Democratic presidential candidates are striving to out-do each other with the most buzz-worthy paid family leave plans. Hillary Clinton, Bernie Sanders, and Martin O'Malley are all calling for 12 weeks of paid leave for new parents, setting a new bar for a policy that Clinton as recently as 2014 said may not be "politically feasible." Republicans, meanwhile, are trying to calm private businesses by assuring them that they will be left to their own devices.

It would appear that the choice on this issue is clear. But politicians don't have a monopoly on paid leave. The AFL-CIO is busy taking a third approach to spreading access to such policies: going directly to women, and teaching them how to negotiate for what they want.

The AFL-CIO hopes to show women in the workforce how to bargain with their employers and make corporate policies more transparent. The goal is to help women advocate for the pay raises and benefits policies that could improve their lives and the economy. It’s a strategy straight out of the union playbook, and it’s one that works: Union-affiliated women already have a 40 percent smaller wage gap than their non-union counterparts.

To gather a baseline of information on the challenges facing working women, the group has launched a national survey that will be used to shape a united policy agenda to improve pay, shift scheduling, and secure more family leave—even for women who are likely to never have union representation. “I understand that unions are not available for everyone,” said Liz Shuler, AFL-CIO secretary-treasurer, in a speech given in Washington, D.C., on Tuesday. “The small-business owner, the middle manager, and the independent contractor need a way forward too.”

So do women in harshly anti-union environments such as Walmart, where part-time employees, like 88 percent of the private workforce in America, have no paid leave beyond the standard unpaid leave guaranteed by the Family and Medical Leave Act.

If the United States hopes to ever be on par with the rest of the developed world in terms of paid leave, women and families must embrace the grassroots activism that the AFL-CIO is trying to build.
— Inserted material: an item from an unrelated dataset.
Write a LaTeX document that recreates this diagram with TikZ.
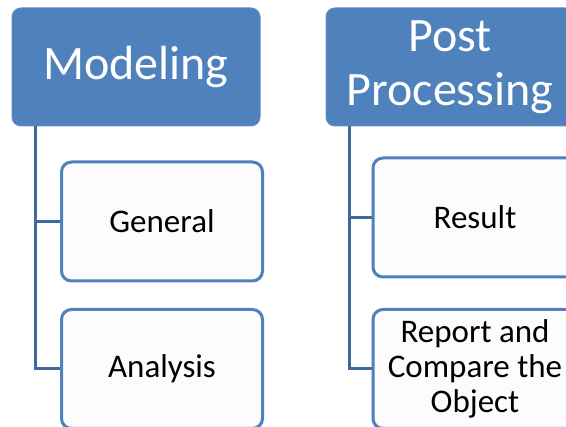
\documentclass[tikz,border=0pt]{standalone}
\usepackage{fontspec}
\setmainfont{Carlito}
\definecolor{headblue}{HTML}{4F81BD}
\definecolor{linkblue}{HTML}{3F6A9E}
\definecolor{childfill}{HTML}{FCFCFC}
\begin{document}
\begin{tikzpicture}[x=1pt,y=-1pt,
  head/.style={draw=headblue!90!white, line width=1pt, fill=headblue, rounded corners=9pt,
    text=white, align=center, inner sep=0pt,
    minimum width=248pt, minimum height=118pt,
    font=\fontsize{48}{54}\selectfont},
  child/.style={draw=headblue, line width=3pt, fill=childfill, rounded corners=10pt,
    text=black, align=center, inner sep=0pt,
    minimum width=201pt, minimum height=119pt,
    font=\fontsize{33}{35}\selectfont},
  link/.style={draw=linkblue, line width=3pt}]
\useasboundingbox (0,0) rectangle (566,427);
\clip (0,0) rectangle (566,427);
\fill[white] (0,0) rectangle (566,427);

% first column
\node[head] (model) at (136,67) {Modeling};
\node[child] (general) at (162,221.5) {General};
\node[child] (analysis) at (162,369) {Analysis};
\coordinate (mroot) at (35,126);
\draw[link] (mroot) |- (general.west);
\draw[link] (mroot) |- (analysis.west);

% second column
\node[head] (post) at (450,67) {Post\\Processing};
\node[child, minimum width=204pt] (result) at (475,217.5) {Result};
\node[child, minimum width=204pt] (report) at (475,369) {Report and\\Compare the\\Object};
\coordinate (proot) at (349,126);
\draw[link] (proot) |- (result.west);
\draw[link] (proot) |- (report.west);
\end{tikzpicture}
\end{document}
The enactment of benefits from the top-down—like President Obama’s executive action mandating paid sick leave for federal contractors, the District of Columbia's plan for 16 weeks of paid family leave, and the proposed FAMILY Act—is also essential. But the two approaches are not mutually exclusive.
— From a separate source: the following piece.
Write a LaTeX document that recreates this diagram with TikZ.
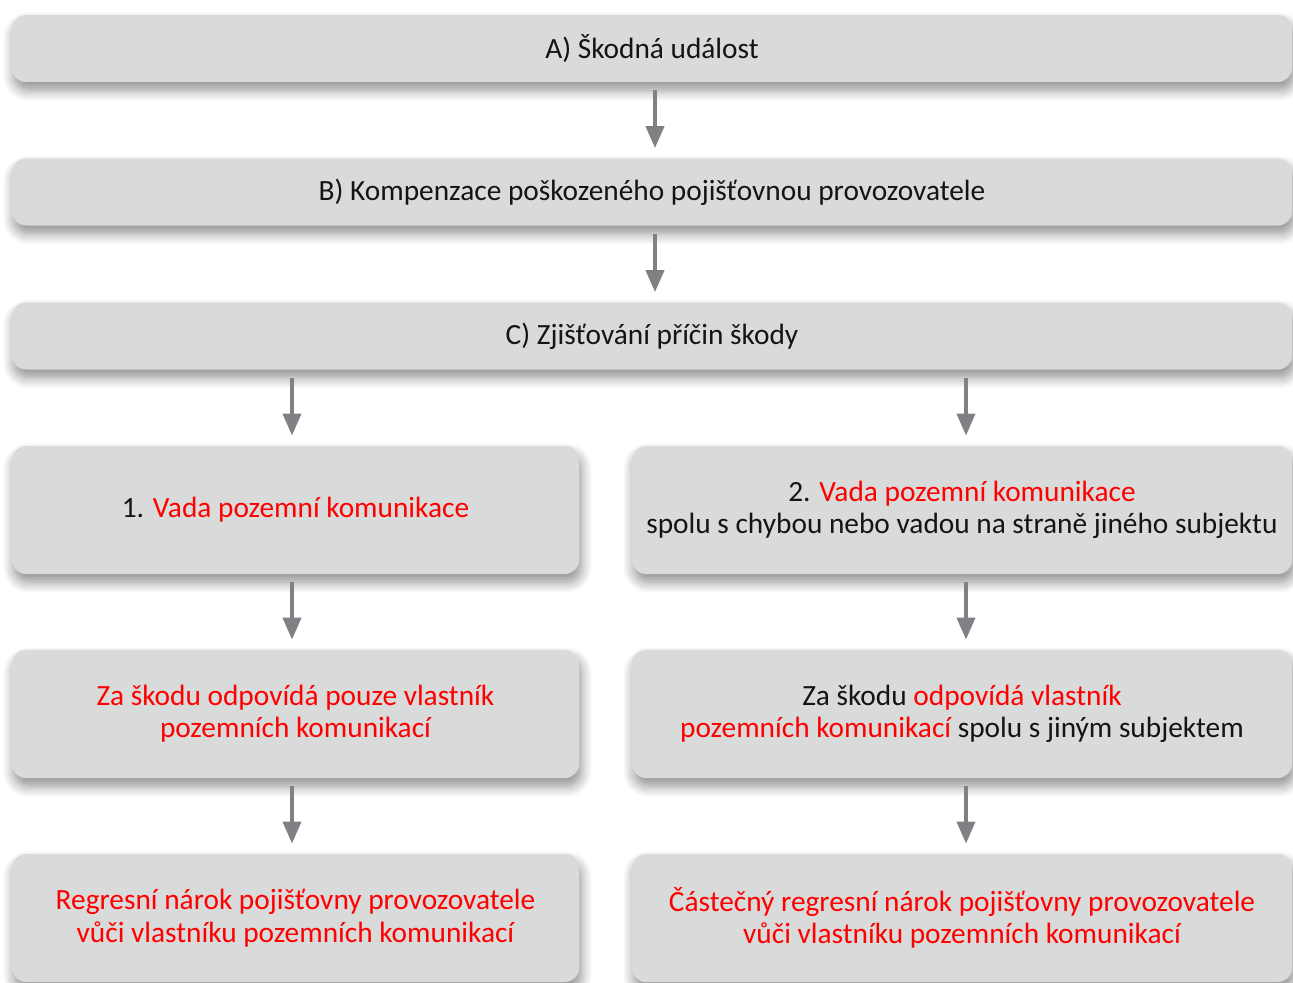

Polls show that voters already widely support paid leave, but the public doesn’t vote for the CEO of Walmart, and legislative gridlock has threatened even voter-led ballot initiatives. In places like New Jersey and Pennsylvania, paid leave policies have passed at the local level only to face opposition from state legislators or governors. Not all women will be successful in advocating for change at their small business or Fortune 500 company, which is why federal legislation is crucial. But being able to ask for it, as the likely next House speaker recently did, is a start.

“We are going to train, cajole, encourage, support, and inspire women,” said Shuler. “We refuse to leave anyone behind.”